Never let anyone put you down. You are the master of your destiny.
Then came the time when I realised I was unhirable. Not only was I a graduate, but I was also a student who had graduated like many many other students. However, here I was, the pregnant student with the highest grade they can award a student, but I had a toddler and was about to give birth in a matter of weeks. No amount of qualifications could win an employer over, so I decided to go it alone. Screw the system. Screw the battle for equality. Screw the entire dynamics of the workplace. I’ll do it all myself, and I did. I set up my own organic children’s clothing & accessories brand.
Juggling three kids isn’t easy. Taking Austyn into London for business meetings may seem unprofessional to some, but in the nursery industry pretty much anything goes. As long as you can feed the baby and do a PowerPoint presentation while calling the school to let them know that Finn has left his packed lunch at home with one hand, and with the other order your Tesco online shop, make a to-do list for the weekend while being on the Hive Heating App to dry the washing you’ve got hanging up at home, you’ll be fine. There’s no sitting down, there’s no stopping, that’s for sure; this is multi-tasking at its finest.

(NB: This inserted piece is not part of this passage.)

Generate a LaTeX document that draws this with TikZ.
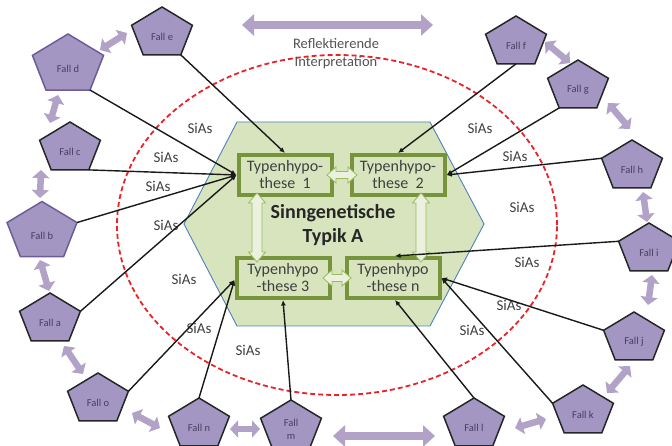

Even the train journey home is a nightmare. Attempting to negotiate the rush hour so you don’t piss off any snooty childless secretaries or corporate Jack-the-Lad wannabe Lord Sugar’s in the making.
It’s weird how in the nursery sector, nobody bats an eye at a child in tow. Yet step out of that world, and you’re faced with horrified stares as if I should have decided whether I wanted to be a mother or a businesswoman. Why do I need to choose? I can be everything and anything I want to be.
It’s weird how everyone always moves to a different carriage as soon as they get on the train and see us. Nine times out of ten, yes, he does try to shove his entire arm down my throat or rip my earrings out so he can ingest them, but despite me not sitting there reading the Guardian or Financial Times, does that make me any less of a business owner than you?